The trick, I had finally learned, was to paint the walls first with an oil-based primer. With a coat of that primer on the wallpaper, the paint stuck fast, covering the worn and unattractive paper with a warm, welcoming golden yellow. I’ve suffered through the fumes of that primer many times since those first kitchen walls were transformed. The only wallpaper in the house that is left uncovered cowers behind the clothes in a couple closets.

So my walls came to mind immediately when the pastor said we need to be “coated” with the Holy Spirit if the Word of God is going to “stick” when we hear it. I pictured rolling the primer onto our walls, and I remembered my relief and delight when the paint actually stayed put.

God’s Word is a powerful, life-changing Word. We cannot understand it in our own wisdom, but must humbly rely on the Holy Spirit to give us understanding. The Holy Spirit stirs in our hearts and the hearts of our children, piercing us with the Word, transforming us with its power.

Much like paint that will slip off of our walls if we neglect to prime them first, God’s Word spoken to our children without the softening work of the Spirit in their hearts, will slide off them without sticking.
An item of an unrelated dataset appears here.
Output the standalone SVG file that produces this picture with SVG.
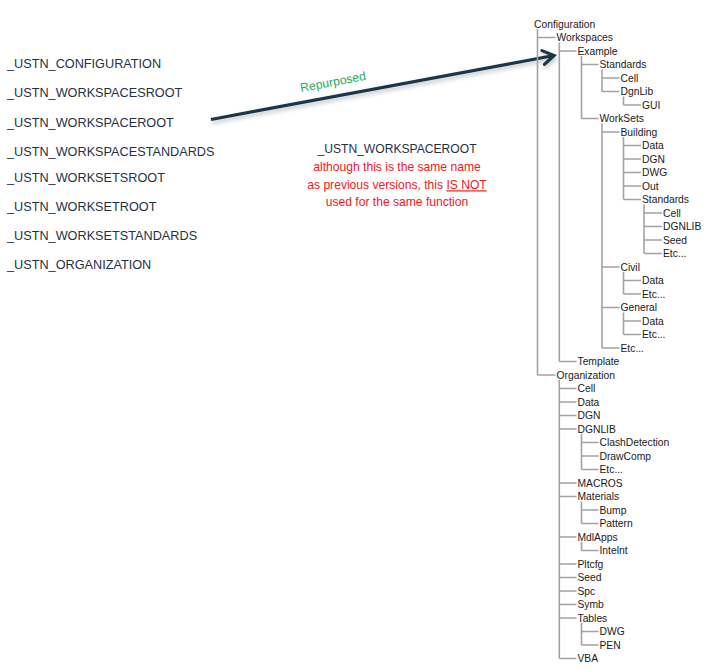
<svg xmlns="http://www.w3.org/2000/svg" width="713" height="671" viewBox="0 0 713 671">
<style>
.lbl{font-family:"Liberation Sans",Arial,sans-serif;font-size:12.7px;fill:#1f3244}
.t{font-family:"Liberation Sans",Arial,sans-serif;font-size:10.3px;fill:#1a1a1a}
.tl{fill:none;stroke:#a3a3a3;stroke-width:1.6}
.note{font-family:"Liberation Sans",Arial,sans-serif;font-size:12.1px;text-anchor:middle}
.red{fill:#e8211f}
</style>
<defs>
<marker id="chev" markerUnits="userSpaceOnUse" viewBox="-14 -10 18 20" markerWidth="18" markerHeight="20" refX="0" refY="0" orient="auto" overflow="visible">
<path d="M-11,-7 L0,0 L-11,7" fill="none" stroke="#1a3548" stroke-width="3.2" stroke-linecap="round" stroke-linejoin="miter"/>
</marker>
<filter id="sh" x="-10%" y="-50%" width="120%" height="200%">
<feDropShadow dx="1" dy="2.5" stdDeviation="2" flood-color="#000" flood-opacity="0.25"/>
</filter>
</defs>
<rect width="713" height="671" fill="#fff"/>

<g id="labels">
<g id="l1"><text class="lbl" x="7" y="67.5">_USTN_CONFIGURATION</text></g>
<g id="l2"><text class="lbl" x="7" y="96.7">_USTN_WORKSPACESROOT</text></g>
<g id="l3"><text class="lbl" x="7" y="126.5">_USTN_WORKSPACEROOT</text></g>
<g id="l4"><text class="lbl" x="7" y="155.7">_USTN_WORKSPACESTANDARDS</text></g>
<g id="l5"><text class="lbl" x="7" y="181.7">_USTN_WORKSETSROOT</text></g>
<g id="l6"><text class="lbl" x="7" y="211">_USTN_WORKSETROOT</text></g>
<g id="l7"><text class="lbl" x="7" y="240">_USTN_WORKSETSTANDARDS</text></g>
<g id="l8"><text class="lbl" x="7" y="269.3">_USTN_ORGANIZATION</text></g>
</g>

<g id="note">
<text class="note" x="397" y="153.3" fill="#1f3244">_USTN_WORKSPACEROOT</text>
<text class="note red" x="397" y="171">although this is the same name</text>
<text class="note red" x="397" y="189.3">as previous versions, this <tspan text-decoration="underline" style="text-decoration:underline">IS NOT</tspan></text>
<text class="note red" x="397" y="206">used for the same function</text>
</g>

<g id="connectors">
<g id="arrow" filter="url(#sh)">
<line x1="211" y1="119.5" x2="554" y2="55.5" stroke="#1a3548" stroke-width="3.2" marker-end="url(#chev)"/>
</g>
<text transform="translate(333,82) rotate(-10.5)" x="0" y="4" text-anchor="middle" style="font-family:'Liberation Sans',Arial,sans-serif;font-size:12.2px;fill:#2aa85c">Repurposed</text>
<path class="tl" d="
M537.5,29 V375
M559.3,42.5 V361.5
M581.5,56 V118.5
M602,69.5 V91.5
M623.5,96.5 V105
M602,123.5 V348
M623.5,137 V199.5
M644,204.5 V253.5
M623.5,272 V294
M623.5,312.5 V334.5
M559.3,380 V658.5
M581.5,434 V469.5
M581.5,501.5 V523.5
M581.5,542 V550.5
M581.5,623 V645
M537.5,37.5 H555.5
M559.3,51 H576.5
M581.5,64.5 H598.5
M602,78 H619.5
M602,91.5 H619.5
M623.5,105 H641
M581.5,118.5 H598.5
M602,132 H619.5
M623.5,145.5 H641
M623.5,159 H641
M623.5,172.5 H641
M623.5,186 H641
M623.5,199.5 H641
M644,213 H662
M644,226.5 H662
M644,240 H662
M644,253.5 H662
M602,267 H619.5
M623.5,280.5 H641
M623.5,294 H641
M602,307.5 H619.5
M623.5,321 H641
M623.5,334.5 H641
M602,348 H619.5
M559.3,361.5 H576.5
M537.5,375 H555.5
M559.3,388.5 H576.5
M559.3,402 H576.5
M559.3,415.5 H576.5
M559.3,429 H576.5
M581.5,442.5 H598.5
M581.5,456 H598.5
M581.5,469.5 H598.5
M559.3,483 H576.5
M559.3,496.5 H576.5
M581.5,510 H598.5
M581.5,523.5 H598.5
M559.3,537 H576.5
M581.5,550.5 H598.5
M559.3,564 H576.5
M559.3,577.5 H576.5
M559.3,591 H576.5
M559.3,604.5 H576.5
M559.3,618 H576.5
M581.5,631.5 H598.5
M581.5,645 H598.5
M559.3,658.5 H576.5"/>
</g>

<g id="tree">
<g id="n0"><text class="t" x="534" y="27.7">Configuration</text></g>
<g id="n1"><text class="t" x="556.5" y="41.2">Workspaces</text></g>
<g id="n2"><text class="t" x="577.5" y="54.7">Example</text></g>
<g id="n3"><text class="t" x="599.5" y="68.2">Standards</text></g>
<g id="n4"><text class="t" x="620.5" y="81.7">Cell</text></g>
<g id="n5"><text class="t" x="620.5" y="95.2">DgnLib</text></g>
<g id="n6"><text class="t" x="642" y="108.7">GUI</text></g>
<g id="n7"><text class="t" x="599.5" y="122.2">WorkSets</text></g>
<g id="n8"><text class="t" x="620.5" y="135.7">Building</text></g>
<g id="n9"><text class="t" x="642" y="149.2">Data</text></g>
<g id="n10"><text class="t" x="642" y="162.7">DGN</text></g>
<g id="n11"><text class="t" x="642" y="176.2">DWG</text></g>
<g id="n12"><text class="t" x="642" y="189.7">Out</text></g>
<g id="n13"><text class="t" x="642" y="203.2">Standards</text></g>
<g id="n14"><text class="t" x="663" y="216.7">Cell</text></g>
<g id="n15"><text class="t" x="663" y="230.2">DGNLIB</text></g>
<g id="n16"><text class="t" x="663" y="243.7">Seed</text></g>
<g id="n17"><text class="t" x="663" y="257.2">Etc...</text></g>
<g id="n18"><text class="t" x="620.5" y="270.7">Civil</text></g>
<g id="n19"><text class="t" x="642" y="284.2">Data</text></g>
<g id="n20"><text class="t" x="642" y="297.7">Etc...</text></g>
<g id="n21"><text class="t" x="620.5" y="311.2">General</text></g>
<g id="n22"><text class="t" x="642" y="324.7">Data</text></g>
<g id="n23"><text class="t" x="642" y="338.2">Etc...</text></g>
<g id="n24"><text class="t" x="620.5" y="351.7">Etc...</text></g>
<g id="n25"><text class="t" x="577.5" y="365.2">Template</text></g>
<g id="n26"><text class="t" x="556.5" y="378.7">Organization</text></g>
<g id="n27"><text class="t" x="577.5" y="392.2">Cell</text></g>
<g id="n28"><text class="t" x="577.5" y="405.7">Data</text></g>
<g id="n29"><text class="t" x="577.5" y="419.2">DGN</text></g>
<g id="n30"><text class="t" x="577.5" y="432.7">DGNLIB</text></g>
<g id="n31"><text class="t" x="599.5" y="446.2">ClashDetection</text></g>
<g id="n32"><text class="t" x="599.5" y="459.7">DrawComp</text></g>
<g id="n33"><text class="t" x="599.5" y="473.2">Etc...</text></g>
<g id="n34"><text class="t" x="577.5" y="486.7">MACROS</text></g>
<g id="n35"><text class="t" x="577.5" y="500.2">Materials</text></g>
<g id="n36"><text class="t" x="599.5" y="513.7">Bump</text></g>
<g id="n37"><text class="t" x="599.5" y="527.2">Pattern</text></g>
<g id="n38"><text class="t" x="577.5" y="540.7">MdlApps</text></g>
<g id="n39"><text class="t" x="599.5" y="554.2">Intelnt</text></g>
<g id="n40"><text class="t" x="577.5" y="567.7">Pltcfg</text></g>
<g id="n41"><text class="t" x="577.5" y="581.2">Seed</text></g>
<g id="n42"><text class="t" x="577.5" y="594.7">Spc</text></g>
<g id="n43"><text class="t" x="577.5" y="608.2">Symb</text></g>
<g id="n44"><text class="t" x="577.5" y="621.7">Tables</text></g>
<g id="n45"><text class="t" x="599.5" y="635.2">DWG</text></g>
<g id="n46"><text class="t" x="599.5" y="648.7">PEN</text></g>
<g id="n47"><text class="t" x="577.5" y="662.2">VBA</text></g>
</g>
</svg>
It is easy, even while we faithfully point our children to God’s Word as the source of all truth, to become proud and self-reliant, trusting in our knowledge, our books, our works, our consistency, and forgetting that it is only through the work of the Holy Spirit that the Word will accomplish its purpose.

Praying for His work in their hearts acknowledges our helplessness and our utter dependence on God to bring any fruit from our labor.

  • Let’s pray for our children to be “coated” by the Holy Spirit, primed and ready for truth to “stick”.
  • Let’s start each day praying for God to prepare our hearts and the hearts of our children for all that He will certainly teach us.
  • Let’s pray for understanding, for humility, for the Word to stick fast to their hearts — and ours.

Pray today for the Holy Spirit’s work in hearts as you point your children to God’s Word. Let your children hear you pray for His guidance every time you open the Word with them. To illustrate to them the important “sticking” work of the Holy Spirit in their lives, consider using one of the projects or recipes below as a fun and simple object lesson. First, try to get the glitter, coconut, chopped nuts, or graham cracker crumbs to stick without coating the object first. What happens? Then add the glue or melted chocolate, etc., and see what a difference it makes.

  • Make a paper crown, coat it with glue, and watch how well glitter sticks to it.
  • Make cupcakes, lather them with frosting, and then dip them in coconut or sprinkles.
  • Coat a frozen banana with melted chocolate, then roll it in chopped nuts or toasted coconut. Or coat it with yogurt and roll it in Cheerios (or Fruit Loops, if you really don’t care about nutrition!).
  • How about dipping pretzels into melted chocolate and then into colorful sprinkles or crushed candies?
  • Make Smores on a Stick — a marshmallow with a stick in it, dipped into melted chocolate, and then into crushed graham cracker crumbs.